Het gaat ook heel goed met de integratie in Nederland

0
251

Google ‘Integratie mislukt’ en je krijgt 105 duizend hits. Wie de afgelopen jaren de media heeft gevolgd kan zomaar de indruk de krijgen dat de integratie van minderheden eh… mislukt is.

Maar is dat wel de goede vraag? Het is niet alsof integratie iets is als het beklimmen van de Mount Everest of zoiets. Keihard je best doen, net de top niet halen en dan zeggen ‘oh, mislukt’. En het dan een jaar later nog een keer proberen.

Hele bibliotheken zijn volgeschreven over de integratie van migranten want het kent een eeuwenlange historie als studiewaardig fenomeen. Hugenoten en Joden in de 17de eeuw in Nederland, of bijvoorbeeld Italianen en Ieren in de Verenigde Staten in de 19de eeuw. Die geschiedenis leert ons dat integratie niet zozeer mislukt of slaagt, maar wel dat het sneller of langzamer kan gaan, met meer of minder fricties gepaard kan gaan.

Of de integratie van migranten in Nederland gelukt is, is dan ook een weinig behulpzame vraag. Een gesloten vraag, waar alleen een ja of nee antwoord op mogelijk is. Daar steken we niet veel van op. Want wanneer is zoiets als integratie ‘gelukt’? Vraag het aan tien mensen, en je krijgt tien verschillende antwoorden. En wat is eigenlijk integratie?

Het is in elk geval beter om de vraag te stellen: Hoe staat het eigenlijk met de integratie van migranten in Nederland? Een open vraag waarop twee antwoorden gegeven kunnen worden.

Het eerste is het antwoord op de vraag: wat is eigenlijk integratie en hoe meet je dat en hoe heeft zich dat dan ontwikkeld? Dat deel van de vraag kun je behoorlijk objectief doen. Met relatief harde gegevens. Waarover je weinig van mening kan verschillen.

Het tweede is het antwoord op de vraag hoe je de ontwikkelingen dan waardeert. Vind je de integratie snel of langzaam gaan, boven of beneden verwachting? Moet er extra beleid of maatregelen komen om de integratie anders/beter/sneller te laten verlopen? Dat is dan de meer de subjectieve, politieke kant van het debat.

Wat is eigenlijk integratie en hoe meten we dat?
Vorig jaar was er een debat over de relatief hoge criminaliteitscijfers onder Marokkaanse jongeren. Onmiddellijk ging het debat daarmee over ‘mislukte integratie’. Is dat dan hoe je integratie meet? Lijkt me niet. Ten eerste is criminaliteit een mannending, en zegt dus weinig over de integratie van meisjes.

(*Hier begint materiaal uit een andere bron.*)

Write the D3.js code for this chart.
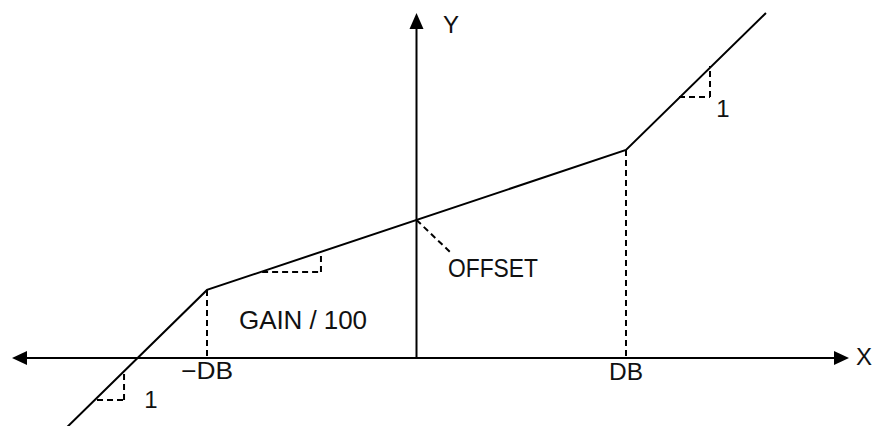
<!DOCTYPE html>
<html>
<head>
<meta charset="utf-8">
<script src="https://cdn.jsdelivr.net/npm/d3@7"></script>
<style>
  html, body { margin: 0; padding: 0; background: #fff; }
  svg { display: block; }
  text { font-family: "Liberation Sans", Arial, sans-serif; fill: #111; }
</style>
</head>
<body>
<svg id="chart" width="873" height="426"></svg>
<script>
// ---- data (in units of DB) ----
const curveX = [-1.668, -1, 1, 1.668];
const curveY = [-0.33, 0.325, 0.993, 1.647];
const breakX = [-1, 1];
const breakY = [0.325, 0.993];
const breakLabels = ["\u2212DB", "DB"];
const offsetValue = 0.659;
const offsetLeader = [0.16, 0.506];
// slope triangles: [xStart, xCorner, yBase, yTop]
const triMid = [-0.737, -0.456, 0.41, 0.506];
const triRight = [1.253, 1.401, 1.246, 1.394];
const triLeft = [-1.525, -1.396, -0.2, -0.071];
const axisLabels = ["X", "Y"];
const gainLabel = "GAIN / 100";
const offsetLabel = "OFFSET";
const slopeLabel = "1";

const svg = d3.select("#chart");
const x = d3.scaleLinear().domain([-1, 1]).range([207, 626]);
const y = d3.scaleLinear().domain([0, 1]).range([358, 148.5]);
const x0 = x(0), y0 = y(0);

// axes
svg.append("line").attr("x1", 26).attr("x2", 836).attr("y1", y0).attr("y2", y0)
  .attr("stroke", "#000").attr("stroke-width", 2);
svg.append("line").attr("x1", x0).attr("x2", x0).attr("y1", y0).attr("y2", 27)
  .attr("stroke", "#000").attr("stroke-width", 2);
// arrowheads
const arrow = (pts) => svg.append("path").attr("d", d3.line()(pts) + "Z").attr("fill", "#000");
arrow([[849, y0], [834, y0 - 7], [834, y0 + 7]]);
arrow([[12, y0], [27, y0 - 7], [27, y0 + 7]]);
arrow([[x0, 13], [x0 - 7, 29], [x0 + 7, 29]]);

// dashed verticals at breakpoints
const dash = (x1, y1, x2, y2) => svg.append("line")
  .attr("x1", x1).attr("y1", y1).attr("x2", x2).attr("y2", y2)
  .attr("stroke", "#000").attr("stroke-width", 2).attr("stroke-dasharray", "6,4");
breakX.forEach((bx, i) => dash(x(bx), y(breakY[i]), x(bx), y0));

// offset leader
dash(x(0), y(offsetValue), x(offsetLeader[0]), y(offsetLeader[1]));

// slope triangles
[triMid, triRight, triLeft].forEach(t => {
  dash(x(t[0]), y(t[2]), x(t[1]), y(t[2]));
  dash(x(t[1]), y(t[2]), x(t[1]), y(t[3]));
});

// main curve
const pts = curveX.map((d, i) => [x(d), y(curveY[i])]);
svg.append("path").attr("d", d3.line()(pts)).attr("fill", "none")
  .attr("stroke", "#000").attr("stroke-width", 2).attr("stroke-linejoin", "miter");

// labels
const label = (t, px, py, size, anchor) => svg.append("text")
  .attr("x", px).attr("y", py).attr("font-size", size)
  .attr("text-anchor", anchor || "start").text(t);

label(axisLabels[0], 856, 365, 24);
label(axisLabels[1], 443, 33, 24);
label(breakLabels[0], x(breakX[0]), 379, 24, "middle").attr("textLength", 52).attr("lengthAdjust", "spacingAndGlyphs");
label(breakLabels[1], x(breakX[1]), 380, 24, "middle").attr("textLength", 34).attr("lengthAdjust", "spacingAndGlyphs");
label(offsetLabel, 448, 277, 25).attr("textLength", 90).attr("lengthAdjust", "spacingAndGlyphs");
label(gainLabel, 239, 329, 26).attr("textLength", 128).attr("lengthAdjust", "spacing");
label(slopeLabel, 723, 117, 24, "middle");
label(slopeLabel, 151, 408, 24, "middle");
</script>
</body>
</html>
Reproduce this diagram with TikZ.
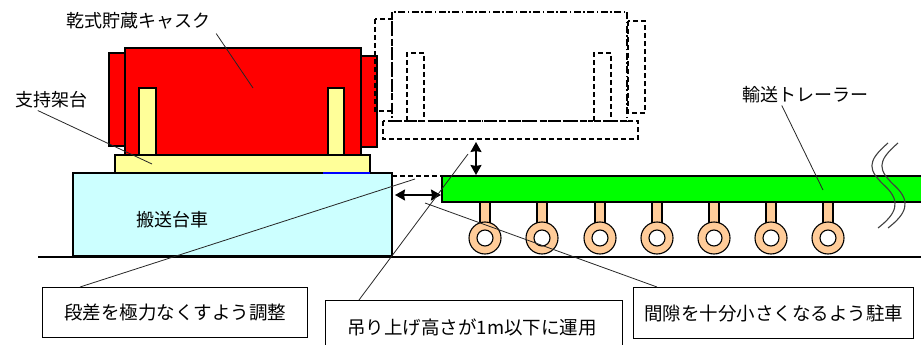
\documentclass[tikz,border=0pt]{standalone}
\usepackage{fontspec}
\setmainfont{Noto Sans CJK JP}
\usetikzlibrary{arrows.meta}
\definecolor{caskred}{HTML}{FF0000}
\definecolor{standyellow}{HTML}{FFFF99}
\definecolor{cartcyan}{HTML}{CCFFFF}
\definecolor{trailergreen}{HTML}{00FF00}
\definecolor{wheelpeach}{HTML}{FFCC99}
\begin{document}
\begin{tikzpicture}[x=1pt,y=-1pt,
  solidpart/.style={draw=black,line width=1.1pt},
  ghost/.style={draw=black,line width=1.1pt,dash pattern=on 5pt off 3pt},
  ghostbody/.style={draw=black,line width=1.1pt,dash pattern=on 7pt off 2.5pt on 1.5pt off 2.5pt},
  leader/.style={draw=black!85,line width=0.8pt},
  gap/.style={line width=1.6pt,{Stealth[length=10pt,width=11pt,inset=1pt]}-{Stealth[length=10pt,width=11pt,inset=1pt]}},
  lbl/.style={inner sep=0pt,font=\fontsize{18}{20}\selectfont},
  callout/.style={draw=black,line width=1.1pt,fill=white,inner sep=0pt,anchor=north west,
    font=\fontsize{18.5}{20}\selectfont},
  breakline/.style={draw=black!75,line width=1.1pt}]
\useasboundingbox (0,0) rectangle (921,345);

% ground
\draw[line width=1.1pt] (38,257) -- (921,257);

% transfer cart
\draw[solidpart,fill=cartcyan] (73,173) rectangle (392,256);
\node[lbl] (cart) at (172,220) {搬送台車};

% cask on its stand
\draw[solidpart,fill=caskred] (109,53) rectangle (125,146);
\draw[solidpart,fill=caskred] (361,56) rectangle (377,147);
\draw[solidpart,fill=caskred] (125,48) rectangle (361,155);
\draw[solidpart,fill=standyellow] (139,88) rectangle (156,155);
\draw[solidpart,fill=standyellow] (328,88) rectangle (344,155);
\draw[solidpart,fill=standyellow] (115,155) rectangle (370,173);
\draw[blue,line width=1.1pt] (323,173) -- (370,173);

% lifted cask (outline only)
\draw[ghost] (383,121) rectangle (638,139);
\draw[ghost] (375,19) rectangle (392,111);
\draw[ghost] (628,21) rectangle (645,113);
\draw[ghostbody] (392,12) rectangle (627,121);
\draw[ghost] (407,121) -- (407,53) -- (424,53) -- (424,121);
\draw[ghost] (594,121) -- (594,53) -- (611,53) -- (611,121);

% cart deck level carried over to the trailer
\draw[ghost] (392,176) -- (442,176);

% transport trailer
\fill[trailergreen] (442,176) rectangle (925,202);
\draw[solidpart] (925,176) -- (442,176) -- (442,202) -- (925,202);
\foreach \wx in {485,542,600,657,714,771,828} {
  \draw[solidpart,fill=wheelpeach] (\wx-5,202) rectangle (\wx+5,223);
  \draw[solidpart,fill=wheelpeach] (\wx,238) circle (16);
  \draw[solidpart,fill=white] (\wx,238) circle (8);
}

% break marks
\draw[breakline] (888,143) .. controls (866,162) and (868,170) .. (885,186)
  .. controls (902,202) and (896,214) .. (878,228);
\draw[breakline] (898,143) .. controls (876,162) and (878,170) .. (895,186)
  .. controls (912,202) and (906,214) .. (888,228);

% clearance arrows
\draw[gap] (476,142) -- (476,175);
\draw[gap] (395,195) -- (441,195);

% labels and leaders
\node[lbl] (caskname) at (138,21) {乾式貯蔵キャスク};
\coordinate (caskpt) at (253,88);
\draw[leader] ([xshift=6pt,yshift=-4pt]caskname.south east) -- (caskpt);

\node[lbl] (standname) at (52,100) {支持架台};
\coordinate (standpt) at (152,164);
\draw[leader] ([xshift=22pt,yshift=-2pt]standname.south west) -- (standpt);

\node[lbl] (trailername) at (805,95) {輸送トレーラー};
\coordinate (trailerpt) at (823,190);
\draw[leader] ([xshift=40pt,yshift=-2pt]trailername.south west) -- (trailerpt);

\node[callout,minimum width=265pt,minimum height=50pt] (stepbox) at (42,287) {段差を極力なくすよう調整};
\coordinate (steppt) at (415,179);
\draw[leader] ([xshift=38pt]stepbox.north west) -- (steppt);

\node[callout,minimum width=297pt,minimum height=55pt,anchor=north west] (liftbox) at (325,300) {};
\node[lbl,font=\fontsize{18.5}{20}\selectfont] (lifttext) at (472,327) {吊り上げ高さが1m以下に運用};
\coordinate (liftpt) at (468,154);
\draw[leader] ([xshift=34pt]liftbox.north west) -- (liftpt);

\node[callout,minimum width=280pt,minimum height=51pt] (parkbox) at (633,287) {間隙を十分小さくなるよう駐車};
\coordinate (parkpt) at (425,203);
\draw[leader] ([xshift=24pt]parkbox.north west) -- (parkpt);
\end{tikzpicture}
\end{document}
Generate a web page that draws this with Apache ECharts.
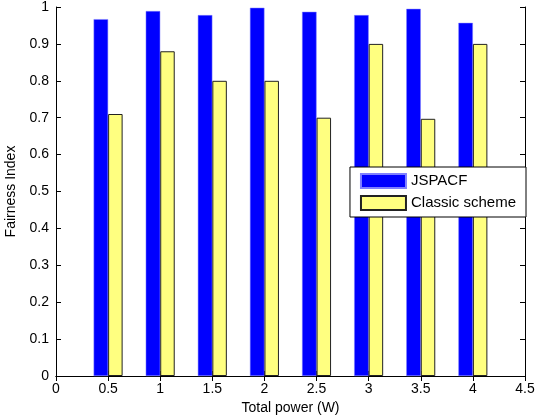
<!DOCTYPE html>
<html>
<head>
<meta charset="utf-8">
<script src="https://cdn.jsdelivr.net/npm/echarts@6/dist/echarts.min.js"></script>
<style>
  html, body { margin: 0; padding: 0; background: #fff; }
  #chart { width: 536px; height: 418px; }
</style>
</head>
<body>
<div id="chart"></div>
<script>
// x positions (total power, W) – tick labels run 0..4.5
const xTicks = ['0', '0.5', '1', '1.5', '2', '2.5', '3', '3.5', '4', '4.5'];
// values per tick (null where there is no bar)
const jspacf = [null, 0.967, 0.989, 0.978, 0.998, 0.987, 0.978, 0.995, 0.957, null];
const classic = [null, 0.71, 0.88, 0.80, 0.80, 0.70, 0.90, 0.697, 0.90, null];

const font = 'Liberation Sans, Arial, Helvetica, sans-serif';
const chart = echarts.init(document.getElementById('chart'));

const axisLine = { show: true, lineStyle: { color: '#000', width: 1 } };
const tick = { show: true, inside: true, length: 5, lineStyle: { color: '#000' } };

chart.setOption({
    animation: false,
    textStyle: { fontFamily: font },
    grid: { left: 56, right: 11, top: 7, bottom: 42, containLabel: false, outerBoundsMode: 'none' },
    legend: {
        right: 10,
        top: 167,
        orient: 'vertical',
        icon: 'rect',
        itemWidth: 45,
        itemHeight: 14,
        itemGap: 6,
        padding: [6, 10, 6, 10],
        borderColor: '#000',
        borderWidth: 1,
        backgroundColor: '#fff',
        textStyle: { fontSize: 15, color: '#000', fontFamily: font },
        data: ['JSPACF', 'Classic scheme']
    },
    xAxis: [{
        type: 'category',
        data: xTicks,
        boundaryGap: false,
        axisLine: axisLine,
        axisTick: Object.assign({ alignWithLabel: true }, tick),
        axisLabel: { color: '#000', fontSize: 14, margin: 6, fontFamily: font },
        name: 'Total power (W)',
        nameLocation: 'middle',
        nameGap: 24,
        nameTextStyle: { fontSize: 14, color: '#000', fontFamily: font },
        splitLine: { show: false }
    }, {
        type: 'category',
        data: xTicks,
        boundaryGap: false,
        position: 'top',
        axisLine: axisLine,
        axisTick: tick,
        axisLabel: { show: false },
        splitLine: { show: false }
    }],
    yAxis: [{
        type: 'value',
        min: 0,
        max: 1,
        interval: 0.1,
        axisLine: axisLine,
        axisTick: tick,
        axisLabel: { color: '#000', fontSize: 14, margin: 7, fontFamily: font },
        name: 'Fairness Index',
        nameLocation: 'middle',
        nameGap: 35,
        nameTextStyle: { fontSize: 14, color: '#000', fontFamily: font },
        splitLine: { show: false }
    }, {
        type: 'value',
        min: 0,
        max: 1,
        interval: 0.1,
        position: 'right',
        axisLine: axisLine,
        axisTick: tick,
        axisLabel: { show: false },
        splitLine: { show: false }
    }],
    series: [{
        name: 'JSPACF',
        type: 'bar',
        data: jspacf,
        barWidth: 14.5,
        barGap: '0%',
        itemStyle: { color: '#0000ff', borderColor: '#8080ff', borderWidth: 0.5 }
    }, {
        name: 'Classic scheme',
        type: 'bar',
        data: classic,
        barWidth: 14.5,
        barGap: '0%',
        itemStyle: { color: '#ffff80', borderColor: '#222', borderWidth: 1 }
    }]
});
</script>
</body>
</html>
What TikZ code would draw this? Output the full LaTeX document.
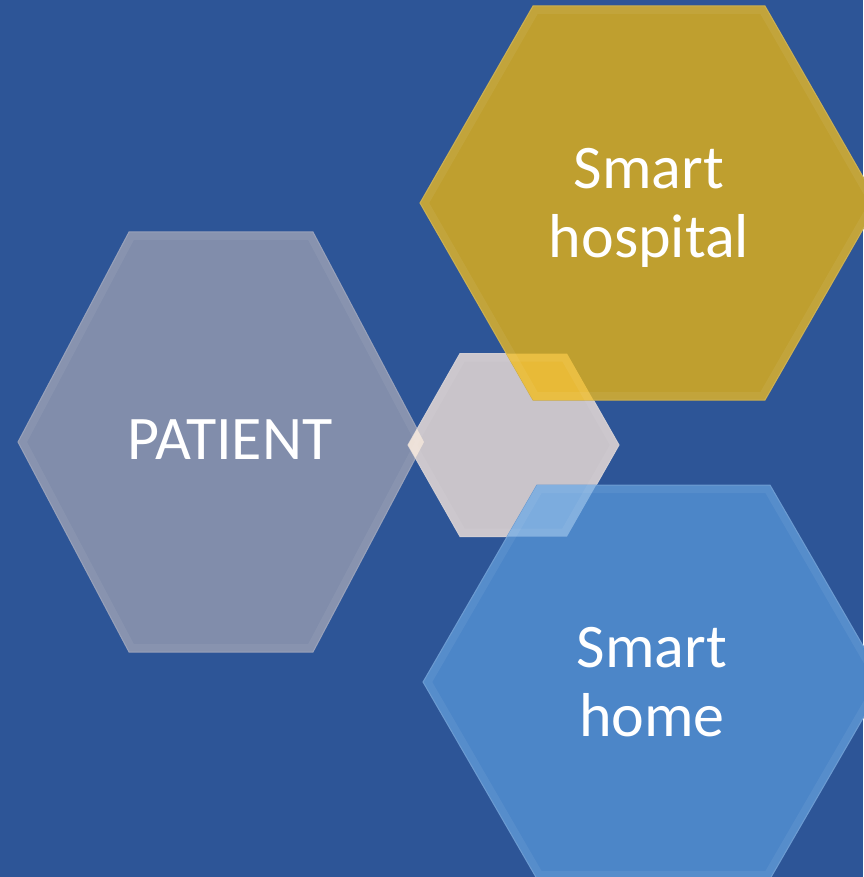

De criminaliteit is ook nog eens een jonge-mannending, als de leeftijd van 35 gepasseerd is, dan neemt de criminaliteit sterk af. Tenslotte zijn de criminaliteitscijfers ook nog altijd relatief laag. Op elke 10 duizend personen van niet-westerse herkomst waren 300 mensen verdacht van een misdrijf in 2013. Dat zegt dus weinig over die overige 9 700.

En dan heb ik het nog niet gehad over de invloed van opleiding en inkomen op criminaliteit. Als je gaat kijken naar oorzaken dan hebben een laag inkomen en een lage opleiding veel meer invloed op criminaliteit dan afkomst. Het is echt een indicator van integratie met beperkingen.

Criminaliteit zegt dus misschien wel iets over waar de integratie soms faalt, maar niet over waar die goed gaat. Hetzelfde gebeurt als je kijkt naar uitkeringen. Ja, uitkeringsafhankelijkheid is groter onder migranten. Maar dan kijk je naar de huidige status. Je kijkt dan niet naar de ontwikkeling door de jaren heen en je kijkt niet waar de integratie slaagt.

We hebben dus iets beters nodig. Niet alleen kijken naar de mislukkingen, maar ook naar de successen. Om Mark Rutte te citeren: ‘Integreren is meedoen’. Meedoen in de samenleving. Dat betekent primair naar school gaan en werken. Andere zaken zoals wonen en inkomen zijn daar meestal een afgeleide van. Wie onderwijs afrondt heeft vaker werk, en wie werkt heeft een hoger inkomen en woont ook beter. En ook onbetaald werk, vrijwilligerswerk kunnen we meten.

En wat is dan ‘goede’ of ‘succesvolle’ integratie op deze terreinen? Moeten migranten en hun kinderen exact hetzelfde niveau halen als Nederlanders die al generaties lang in Nederland zijn? Vrouwen werken minder dan gemiddeld en verdienen minder dan gemiddeld in Nederland. Zijn vrouwen daarmee minder goed geïntegreerd? Inmiddels studeren er meer meisjes dan jongens op de universiteiten. Zijn de jongens nu minder goed geïntegreerd? Is absolute gelijkschakeling de ultieme integratie?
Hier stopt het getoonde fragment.